- Set problem
Give back all the data exactly, line by line.

-- START --

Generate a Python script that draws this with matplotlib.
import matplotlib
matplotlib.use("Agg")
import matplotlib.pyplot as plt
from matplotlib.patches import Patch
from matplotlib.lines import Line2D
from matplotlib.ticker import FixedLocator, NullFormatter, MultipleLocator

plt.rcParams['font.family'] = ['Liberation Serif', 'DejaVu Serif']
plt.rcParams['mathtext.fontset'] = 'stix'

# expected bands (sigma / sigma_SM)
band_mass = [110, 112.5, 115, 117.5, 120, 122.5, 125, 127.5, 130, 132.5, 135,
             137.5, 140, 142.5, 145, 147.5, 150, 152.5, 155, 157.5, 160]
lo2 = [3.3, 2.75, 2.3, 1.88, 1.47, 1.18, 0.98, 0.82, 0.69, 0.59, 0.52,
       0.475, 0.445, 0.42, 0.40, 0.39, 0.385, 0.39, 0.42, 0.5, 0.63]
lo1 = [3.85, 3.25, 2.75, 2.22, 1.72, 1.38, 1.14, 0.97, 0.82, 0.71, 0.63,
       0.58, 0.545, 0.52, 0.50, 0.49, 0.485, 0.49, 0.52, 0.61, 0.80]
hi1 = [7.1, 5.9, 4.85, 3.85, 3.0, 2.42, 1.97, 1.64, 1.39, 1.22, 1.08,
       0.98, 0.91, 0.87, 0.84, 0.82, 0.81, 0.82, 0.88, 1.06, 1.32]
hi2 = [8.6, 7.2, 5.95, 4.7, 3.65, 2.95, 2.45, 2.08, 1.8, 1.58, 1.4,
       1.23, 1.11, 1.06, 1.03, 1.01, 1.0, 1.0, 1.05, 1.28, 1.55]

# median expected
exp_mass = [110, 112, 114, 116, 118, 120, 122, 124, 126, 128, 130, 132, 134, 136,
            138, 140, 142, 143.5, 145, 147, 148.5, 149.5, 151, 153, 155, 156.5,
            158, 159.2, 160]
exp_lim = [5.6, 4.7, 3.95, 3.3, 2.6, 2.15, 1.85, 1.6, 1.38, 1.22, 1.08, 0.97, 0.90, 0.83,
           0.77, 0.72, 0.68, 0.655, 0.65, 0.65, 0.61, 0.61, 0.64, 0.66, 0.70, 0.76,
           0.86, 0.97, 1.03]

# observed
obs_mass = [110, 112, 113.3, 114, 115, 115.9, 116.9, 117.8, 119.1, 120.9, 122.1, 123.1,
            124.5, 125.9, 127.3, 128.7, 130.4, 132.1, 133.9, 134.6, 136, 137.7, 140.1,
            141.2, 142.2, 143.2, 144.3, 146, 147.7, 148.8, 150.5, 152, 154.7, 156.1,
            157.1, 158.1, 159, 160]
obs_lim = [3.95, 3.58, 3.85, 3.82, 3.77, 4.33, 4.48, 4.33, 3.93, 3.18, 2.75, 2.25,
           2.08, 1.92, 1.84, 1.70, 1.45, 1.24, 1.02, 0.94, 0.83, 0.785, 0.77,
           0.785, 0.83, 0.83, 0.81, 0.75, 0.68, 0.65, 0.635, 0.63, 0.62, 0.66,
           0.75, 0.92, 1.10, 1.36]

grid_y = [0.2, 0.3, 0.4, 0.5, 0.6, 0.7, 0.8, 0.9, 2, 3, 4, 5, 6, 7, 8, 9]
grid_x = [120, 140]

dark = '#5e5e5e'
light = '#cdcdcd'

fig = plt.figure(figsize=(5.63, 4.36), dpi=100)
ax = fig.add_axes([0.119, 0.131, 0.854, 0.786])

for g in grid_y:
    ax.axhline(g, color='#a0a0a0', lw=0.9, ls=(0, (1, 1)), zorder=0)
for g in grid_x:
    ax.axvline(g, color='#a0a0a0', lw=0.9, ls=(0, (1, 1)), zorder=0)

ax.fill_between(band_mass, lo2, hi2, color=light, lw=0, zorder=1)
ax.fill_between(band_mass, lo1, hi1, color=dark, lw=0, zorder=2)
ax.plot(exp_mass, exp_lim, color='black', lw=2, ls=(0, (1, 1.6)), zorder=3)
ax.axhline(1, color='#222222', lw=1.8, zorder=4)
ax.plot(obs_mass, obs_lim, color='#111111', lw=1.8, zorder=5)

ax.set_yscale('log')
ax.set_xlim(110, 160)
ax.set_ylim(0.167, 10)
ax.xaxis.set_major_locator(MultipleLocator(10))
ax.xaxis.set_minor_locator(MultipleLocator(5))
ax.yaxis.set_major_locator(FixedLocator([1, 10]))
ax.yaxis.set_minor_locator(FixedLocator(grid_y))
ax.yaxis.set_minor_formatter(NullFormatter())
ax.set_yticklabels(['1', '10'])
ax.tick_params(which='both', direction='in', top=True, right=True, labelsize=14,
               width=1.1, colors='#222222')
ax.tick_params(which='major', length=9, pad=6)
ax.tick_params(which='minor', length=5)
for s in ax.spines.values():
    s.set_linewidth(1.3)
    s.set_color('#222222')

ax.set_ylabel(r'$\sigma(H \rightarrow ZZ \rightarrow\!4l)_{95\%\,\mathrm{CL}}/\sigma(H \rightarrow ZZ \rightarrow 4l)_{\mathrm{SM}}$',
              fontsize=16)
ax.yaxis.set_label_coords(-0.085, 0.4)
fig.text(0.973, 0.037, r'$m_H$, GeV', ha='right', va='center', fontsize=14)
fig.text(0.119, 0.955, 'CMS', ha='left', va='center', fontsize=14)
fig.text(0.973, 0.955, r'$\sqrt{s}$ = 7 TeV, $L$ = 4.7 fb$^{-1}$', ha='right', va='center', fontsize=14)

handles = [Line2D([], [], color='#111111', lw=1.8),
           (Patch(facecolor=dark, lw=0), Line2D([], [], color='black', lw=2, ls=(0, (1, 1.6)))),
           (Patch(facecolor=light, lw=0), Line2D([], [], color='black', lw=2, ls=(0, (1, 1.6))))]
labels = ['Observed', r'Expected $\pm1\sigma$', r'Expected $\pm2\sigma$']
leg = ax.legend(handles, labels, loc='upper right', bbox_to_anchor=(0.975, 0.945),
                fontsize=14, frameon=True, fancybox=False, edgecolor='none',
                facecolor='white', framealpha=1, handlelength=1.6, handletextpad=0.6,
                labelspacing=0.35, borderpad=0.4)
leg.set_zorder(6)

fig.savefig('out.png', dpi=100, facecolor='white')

-- END --

- Task result
Generate a Python script that draws this with matplotlib.
import matplotlib
matplotlib.use("Agg")
import matplotlib.pyplot as plt
from matplotlib.patches import Patch
from matplotlib.lines import Line2D
from matplotlib.ticker import FixedLocator, NullFormatter, MultipleLocator

plt.rcParams['font.family'] = ['Liberation Serif', 'DejaVu Serif']
plt.rcParams['mathtext.fontset'] = 'stix'

# expected bands (sigma / sigma_SM)
band_mass = [110, 112.5, 115, 117.5, 120, 122.5, 125, 127.5, 130, 132.5, 135,
             137.5, 140, 142.5, 145, 147.5, 150, 152.5, 155, 157.5, 160]
lo2 = [3.3, 2.75, 2.3, 1.88, 1.47, 1.18, 0.98, 0.82, 0.69, 0.59, 0.52,
       0.475, 0.445, 0.42, 0.40, 0.39, 0.385, 0.39, 0.42, 0.5, 0.63]
lo1 = [3.85, 3.25, 2.75, 2.22, 1.72, 1.38, 1.14, 0.97, 0.82, 0.71, 0.63,
       0.58, 0.545, 0.52, 0.50, 0.49, 0.485, 0.49, 0.52, 0.61, 0.80]
hi1 = [7.1, 5.9, 4.85, 3.85, 3.0, 2.42, 1.97, 1.64, 1.39, 1.22, 1.08,
       0.98, 0.91, 0.87, 0.84, 0.82, 0.81, 0.82, 0.88, 1.06, 1.32]
hi2 = [8.6, 7.2, 5.95, 4.7, 3.65, 2.95, 2.45, 2.08, 1.8, 1.58, 1.4,
       1.23, 1.11, 1.06, 1.03, 1.01, 1.0, 1.0, 1.05, 1.28, 1.55]

# median expected
exp_mass = [110, 112, 114, 116, 118, 120, 122, 124, 126, 128, 130, 132, 134, 136,
            138, 140, 142, 143.5, 145, 147, 148.5, 149.5, 151, 153, 155, 156.5,
            158, 159.2, 160]
exp_lim = [5.6, 4.7, 3.95, 3.3, 2.6, 2.15, 1.85, 1.6, 1.38, 1.22, 1.08, 0.97, 0.90, 0.83,
           0.77, 0.72, 0.68, 0.655, 0.65, 0.65, 0.61, 0.61, 0.64, 0.66, 0.70, 0.76,
           0.86, 0.97, 1.03]

# observed
obs_mass = [110, 112, 113.3, 114, 115, 115.9, 116.9, 117.8, 119.1, 120.9, 122.1, 123.1,
            124.5, 125.9, 127.3, 128.7, 130.4, 132.1, 133.9, 134.6, 136, 137.7, 140.1,
            141.2, 142.2, 143.2, 144.3, 146, 147.7, 148.8, 150.5, 152, 154.7, 156.1,
            157.1, 158.1, 159, 160]
obs_lim = [3.95, 3.58, 3.85, 3.82, 3.77, 4.33, 4.48, 4.33, 3.93, 3.18, 2.75, 2.25,
           2.08, 1.92, 1.84, 1.70, 1.45, 1.24, 1.02, 0.94, 0.83, 0.785, 0.77,
           0.785, 0.83, 0.83, 0.81, 0.75, 0.68, 0.65, 0.635, 0.63, 0.62, 0.66,
           0.75, 0.92, 1.10, 1.36]

grid_y = [0.2, 0.3, 0.4, 0.5, 0.6, 0.7, 0.8, 0.9, 2, 3, 4, 5, 6, 7, 8, 9]
grid_x = [120, 140]

dark = '#5e5e5e'
light = '#cdcdcd'

fig = plt.figure(figsize=(5.63, 4.36), dpi=100)
ax = fig.add_axes([0.119, 0.131, 0.854, 0.786])

for g in grid_y:
    ax.axhline(g, color='#a0a0a0', lw=0.9, ls=(0, (1, 1)), zorder=0)
for g in grid_x:
    ax.axvline(g, color='#a0a0a0', lw=0.9, ls=(0, (1, 1)), zorder=0)

ax.fill_between(band_mass, lo2, hi2, color=light, lw=0, zorder=1)
ax.fill_between(band_mass, lo1, hi1, color=dark, lw=0, zorder=2)
ax.plot(exp_mass, exp_lim, color='black', lw=2, ls=(0, (1, 1.6)), zorder=3)
ax.axhline(1, color='#222222', lw=1.8, zorder=4)
ax.plot(obs_mass, obs_lim, color='#111111', lw=1.8, zorder=5)

ax.set_yscale('log')
ax.set_xlim(110, 160)
ax.set_ylim(0.167, 10)
ax.xaxis.set_major_locator(MultipleLocator(10))
ax.xaxis.set_minor_locator(MultipleLocator(5))
ax.yaxis.set_major_locator(FixedLocator([1, 10]))
ax.yaxis.set_minor_locator(FixedLocator(grid_y))
ax.yaxis.set_minor_formatter(NullFormatter())
ax.set_yticklabels(['1', '10'])
ax.tick_params(which='both', direction='in', top=True, right=True, labelsize=14,
               width=1.1, colors='#222222')
ax.tick_params(which='major', length=9, pad=6)
ax.tick_params(which='minor', length=5)
for s in ax.spines.values():
    s.set_linewidth(1.3)
    s.set_color('#222222')

ax.set_ylabel(r'$\sigma(H \rightarrow ZZ \rightarrow\!4l)_{95\%\,\mathrm{CL}}/\sigma(H \rightarrow ZZ \rightarrow 4l)_{\mathrm{SM}}$',
              fontsize=16)
ax.yaxis.set_label_coords(-0.085, 0.4)
fig.text(0.973, 0.037, r'$m_H$, GeV', ha='right', va='center', fontsize=14)
fig.text(0.119, 0.955, 'CMS', ha='left', va='center', fontsize=14)
fig.text(0.973, 0.955, r'$\sqrt{s}$ = 7 TeV, $L$ = 4.7 fb$^{-1}$', ha='right', va='center', fontsize=14)

handles = [Line2D([], [], color='#111111', lw=1.8),
           (Patch(facecolor=dark, lw=0), Line2D([], [], color='black', lw=2, ls=(0, (1, 1.6)))),
           (Patch(facecolor=light, lw=0), Line2D([], [], color='black', lw=2, ls=(0, (1, 1.6))))]
labels = ['Observed', r'Expected $\pm1\sigma$', r'Expected $\pm2\sigma$']
leg = ax.legend(handles, labels, loc='upper right', bbox_to_anchor=(0.975, 0.945),
                fontsize=14, frameon=True, fancybox=False, edgecolor='none',
                facecolor='white', framealpha=1, handlelength=1.6, handletextpad=0.6,
                labelspacing=0.35, borderpad=0.4)
leg.set_zorder(6)

fig.savefig('out.png', dpi=100, facecolor='white')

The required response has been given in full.